• _Direction_: Lines that hold the string "with" are to be counted; give only their number.

• _Information supplied_:
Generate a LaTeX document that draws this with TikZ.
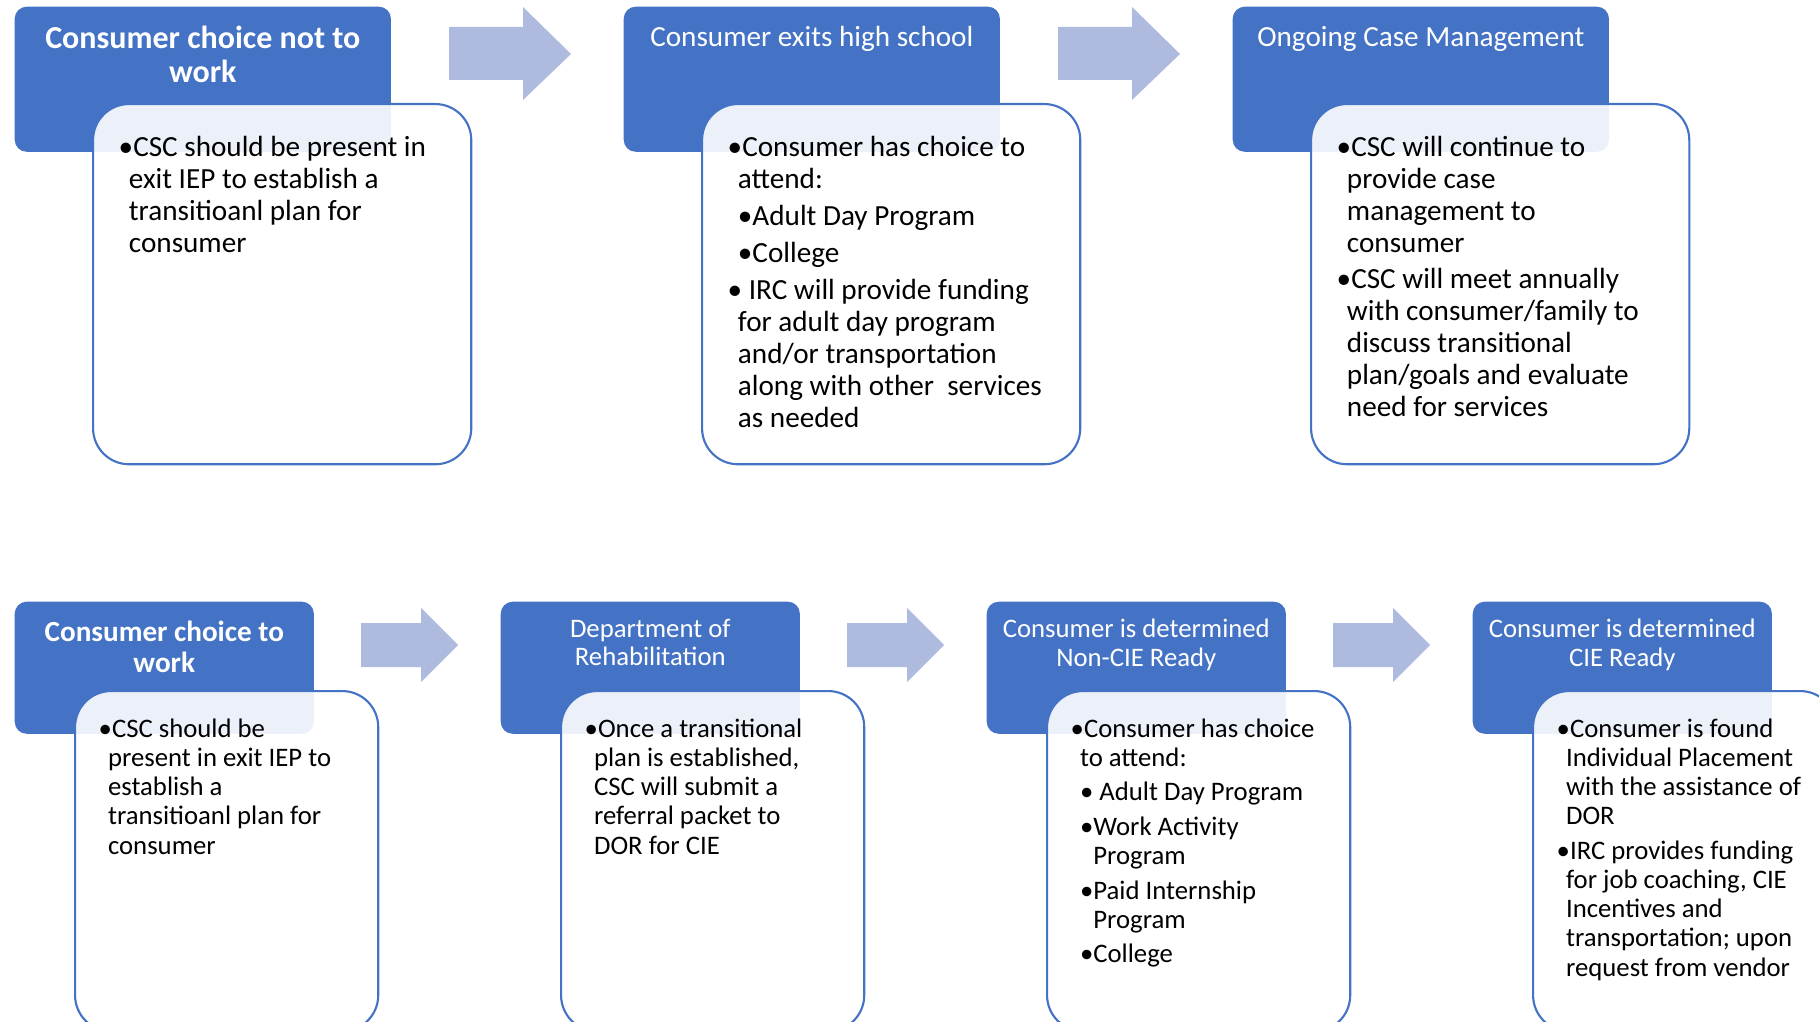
\documentclass[tikz,border=0pt]{standalone}
\usepackage{fontspec}
\setmainfont{Carlito}
\usetikzlibrary{positioning}
\definecolor{hdblue}{RGB}{68,114,196}
\definecolor{arrowblue}{RGB}{174,187,222}
\newcommand{\ind}{\hspace*{0.35em}}
\newcommand{\subind}{\hspace*{0.35em}\hphantom{•}}
\tikzset{
  headbox/.style={fill=hdblue, rounded corners=0.12cm, anchor=north west, inner sep=0pt},
  bodybox/.style={draw=hdblue, line width=0.6pt, fill=white, fill opacity=0.9, rounded corners=0.36cm, anchor=north west, inner sep=0pt},
  tophead/.style={headbox, minimum width=3.76cm, minimum height=1.45cm},
  topbody/.style={bodybox, minimum width=3.78cm, minimum height=3.60cm},
  lowhead/.style={headbox, minimum width=2.99cm, minimum height=1.32cm},
  lowbody/.style={bodybox, minimum width=3.03cm, minimum height=3.40cm},
  headtext/.style={text=white, align=center, inner sep=0pt},
  bigtitle/.style={headtext, font=\bfseries\fontsize{9.1}{9.7}\selectfont},
  toptitle/.style={headtext, font=\fontsize{8.3}{9.1}\selectfont},
  lowtitle/.style={headtext, font=\fontsize{7.6}{8.2}\selectfont},
  lowbold/.style={headtext, font=\bfseries\fontsize{8.3}{9.0}\selectfont},
  topitems/.style={align=left, inner sep=0pt, font=\fontsize{8.3}{9.1}\selectfont},
  lowitems/.style={align=left, inner sep=0pt, font=\fontsize{7.6}{8.3}\selectfont},
  blockarrow/.style={fill=arrowblue}
}

\begin{document}
\begin{tikzpicture}[x=0.01cm,y=-0.01cm]
    \useasboundingbox (0,0) rectangle (1819,1022);
    \clip (0,0) rectangle (1819,1022);

    \foreach \ax in {449,1058}
        \fill[blockarrow] (\ax,27) -- (\ax+74,27) -- (\ax+74,7) -- (\ax+122,54) -- (\ax+74,100) -- (\ax+74,80) -- (\ax,80) -- cycle;
    \foreach \ax in {361,847,1333}
        \fill[blockarrow] (\ax,623) -- (\ax+60,623) -- (\ax+60,608) -- (\ax+97,645) -- (\ax+60,682) -- (\ax+60,667) -- (\ax,667) -- cycle;

    \node[tophead] (h1) at (14,6) {};
    \node[tophead] (h2) at (623,6) {};
    \node[tophead] (h3) at (1232,6) {};
    \node[topbody] (b1) at (92,103) {};
    \node[topbody] (b2) at (701,103) {};
    \node[topbody] (b3) at (1310,103) {};

    \node[bigtitle, below=0.195cm of h1.north] (t1) {Consumer choice not to\\work};
    \node[toptitle, below=0.20cm of h2.north] (t2) {Consumer exits high school};
    \node[toptitle, below=0.20cm of h3.north] (t3) {Ongoing Case Management};

    \node[topitems, below right=0.33cm and 0.26cm of b1.north west] (i1) {•CSC should be present in\\
        \ind exit IEP to establish a\\
        \ind transitioanl plan for\\
        \ind consumer};
    \node[topitems, below right=0.33cm and 0.26cm of b2.north west] (i2) {•Consumer has choice to\\
        \ind attend:\\[1.4pt]
        \ind •Adult Day Program\\[1.4pt]
        \ind •College\\[1.4pt]
        • IRC will provide funding\\
        \ind for adult day program\\
        \ind and/or transportation\\
        \ind along with other\ \ services\\
        \ind as needed};
    \node[topitems, below right=0.33cm and 0.26cm of b3.north west] (i3) {•CSC will continue to\\
        \ind provide case\\
        \ind management to\\
        \ind consumer\\[1.1pt]
        •CSC will meet annually\\
        \ind with consumer/family to\\
        \ind discuss transitional\\
        \ind plan/goals and evaluate\\
        \ind need for services};

    \node[lowhead] (h4) at (14,601) {};
    \node[lowhead] (h5) at (500,601) {};
    \node[lowhead] (h6) at (986,601) {};
    \node[lowhead] (h7) at (1472,601) {};
    \node[lowbody] (b4) at (74,690) {};
    \node[lowbody] (b5) at (560,690) {};
    \node[lowbody] (b6) at (1046,690) {};
    \node[lowbody] (b7) at (1532,690) {};

    \node[lowbold, below=0.19cm of h4.north] (t4) {Consumer choice to\\work};
    \node[lowtitle, below=0.17cm of h5.north] (t5) {Department of\\Rehabilitation};
    \node[lowtitle, below=0.17cm of h6.north] (t6) {Consumer is determined\\Non-CIE Ready};
    \node[lowtitle, below=0.17cm of h7.north] (t7) {Consumer is determined\\CIE Ready};

    \node[lowitems, below right=0.28cm and 0.24cm of b4.north west] (i4) {•CSC should be\\
        \ind present in exit IEP to\\
        \ind establish a\\
        \ind transitioanl plan for\\
        \ind consumer};
    \node[lowitems, below right=0.28cm and 0.24cm of b5.north west] (i5) {•Once a transitional\\
        \ind plan is established,\\
        \ind CSC will submit a\\
        \ind referral packet to\\
        \ind DOR for CIE};
    \node[lowitems, below right=0.28cm and 0.24cm of b6.north west] (i6) {•Consumer has choice\\
        \ind to attend:\\[1.5pt]
        \ind • Adult Day Program\\[1.5pt]
        \ind •Work Activity\\
        \subind Program\\[1.5pt]
        \ind •Paid Internship\\
        \subind Program\\[1.5pt]
        \ind •College};
    \node[lowitems, below right=0.28cm and 0.24cm of b7.north west] (i7) {•Consumer is found\\
        \ind Individual Placement\\
        \ind with the assistance of\\
        \ind DOR\\[1.5pt]
        •IRC provides funding\\
        \ind for job coaching, CIE\\
        \ind Incentives and\\
        \ind transportation; upon\\
        \ind request from vendor};
\end{tikzpicture}
\end{document}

• _Answer to this exercise_: 4